I couldn’t name the first children’s book I read (Roy Chapman Andrews “All About” series; Spin & Marty, Nancy Drew type stuff) - But the first adult book I ever read (at age ten or so) was either Jim Corbett’s Maneaters of Kumaon or HG Wells’ War Of The Worlds. Probably the Corbett.

It was a pop-up version of Snow White and the Seven Dwarfs. (Not the Disney version.) I still have it lying around somewhere.

The first non-picture book that I remember was Album of Horses, by Marguerite Henry. I have a copy of that, too.

I just remembered we owned these Disney books, which I assume were retellings and simplifications of classic fairy tales. Lavishly illustrated, I don’t remember actually reading the text, but I think I must have.

I can remember the first actual book I read from cover to cover very clearly - it was Danny, the Champion of the World by Roald Dahl. It was towards the end of 1st Grade, so I was slightly younger than 7 years old. I binged most of Dahl’s children’s books* around that time, but Danny was the first.

** At least, those that existed - I never did read the BFG or Witches, which came out when I was older.

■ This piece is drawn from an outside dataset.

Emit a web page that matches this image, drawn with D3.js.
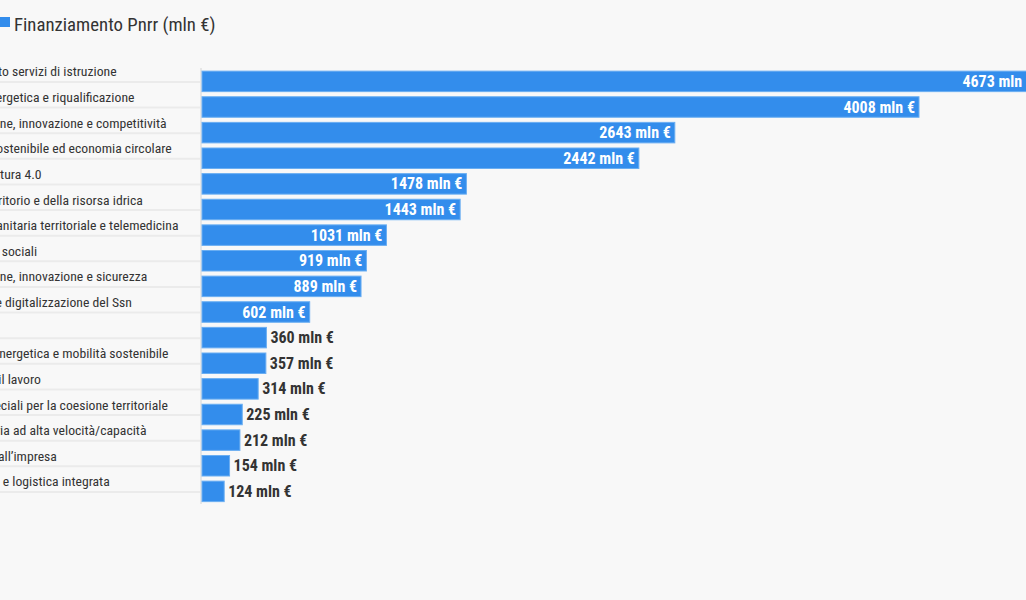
<!DOCTYPE html>
<html>
<head>
<meta charset="utf-8">
<script src="https://cdn.jsdelivr.net/npm/d3@7"></script>
<style>
  html, body { margin: 0; padding: 0; background: #f8f8f8; overflow: hidden; }
  svg { display: block; }
  text { font-family: "Roboto Condensed", "Roboto", sans-serif; font-stretch: condensed; }
</style>
</head>
<body>
<svg id="chart" width="1026" height="600"></svg>
<script>
const categories = [
  "Potenziamento servizi di istruzione",
  "Efficienza energetica e riqualificazione",
  "Digitalizzazione, innovazione e competitività",
  "Agricoltura sostenibile ed economia circolare",
  "Turismo e cultura 4.0",
  "Tutela del territorio e della risorsa idrica",
  "Assistenza sanitaria territoriale e telemedicina",
  "Infrastrutture sociali",
  "Digitalizzazione, innovazione e sicurezza",
  "Innovazione e digitalizzazione del Ssn",
  "Ricerca",
  "Transizione energetica e mobilità sostenibile",
  "Politiche per il lavoro",
  "Interventi speciali per la coesione territoriale",
  "Rete ferroviaria ad alta velocità/capacità",
  "Dalla ricerca all’impresa",
  "Intermodalità e logistica integrata"
];
const values = [4673, 4008, 2643, 2442, 1478, 1443, 1031, 919, 889, 602, 360, 357, 314, 225, 212, 154, 124];
const seriesName = "Finanziamento Pnrr (mln €)";
const unit = " mln €";

const svg = d3.select("#chart");
const barColor = "#338dec";
const barStroke = "#6aaef2";

const x0 = 202;
const x = d3.scaleLinear().domain([0, 4008]).range([x0, 919]);
const y = d3.scaleBand().domain(categories).range([66, 506.75]).paddingInner(0.2).paddingOuter(0.2);

// legend
const leg = svg.append("g");
leg.append("rect").attr("x", 0).attr("y", 17).attr("width", 10).attr("height", 10).attr("fill", barColor);
leg.append("text").attr("x", 14).attr("y", 30.5).attr("font-size", 18.8).attr("fill", "#333")
  .text(seriesName);

// row separators + labels
const rows = svg.append("g");
categories.forEach((c) => {
  const cy = y(c) + y.bandwidth() / 2;
  rows.append("line").attr("x1", -300).attr("x2", x0 - 1).attr("y1", cy + 0.5).attr("y2", cy + 0.5)
    .attr("stroke", "#ebebeb").attr("stroke-width", 2);
  rows.append("text").attr("x", -72.5).attr("y", cy - 5).attr("font-size", 13.7).attr("fill", "#333")
    .text(c);
});

// axis line
svg.append("line").attr("x1", x0 - 1).attr("x2", x0 - 1).attr("y1", 68).attr("y2", 504)
  .attr("stroke", "#e6e6e6").attr("stroke-width", 2);

// bars
const bars = svg.append("g");
categories.forEach((c, i) => {
  const v = values[i];
  bars.append("rect").attr("x", x(0)).attr("y", y(c)).attr("width", x(v) - x(0)).attr("height", y.bandwidth())
    .attr("fill", barColor).attr("stroke", barStroke).attr("stroke-width", 1);
});

// value labels
const labels = svg.append("g");
categories.forEach((c, i) => {
  const v = values[i];
  const cy = y(c) + y.bandwidth() / 2;
  const t = labels.append("text").attr("y", cy + 5.5).attr("font-size", 16).attr("font-weight", "bold")
    .text(v + unit);
  const w = t.node().getComputedTextLength();
  const bw = x(v) - x(0);
  if (w + 8 < bw) {
    t.attr("x", x(v) - 4).attr("text-anchor", "end").attr("fill", "#fff");
  } else {
    t.attr("x", x(v) + 4).attr("text-anchor", "start").attr("fill", "#333");
  }
});
</script>
</body>
</html>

Of course, as a child living in Maryland, I was obliged to read all of the Misty of Chincoteague books.

First book? Aw, jeeze, that’s hard.

The very first book I remember reading to myself - or, rather, reading to my sister on a car trip - was a book version of Disney’s Robin Hood; the film with Robin and Maid Marian as foxes, Little John as a bear, King John as an evil lion, and the delightfully evil Sir Hiss, the snake.

Non-picture books, I’m not sure which I read first. But my earliest memories include Little Men and Jo’s Boys, which lead me to attempt my first “big book” - Little Women. I also know I read Jules Verne’s From the Earth to the Moon, which seems odd - I don’t remember ever reading any of his more famous works like Around the World in Eighty Days or Twenty Thousand Leagues Under the Sea. Not sure how I picked that one - maybe it was the only thing the library had available.

Read those too, but Album of Horses remains my favorite.

Go, Dog. Go!

After that, slightly wordier, Winnie the Pooh.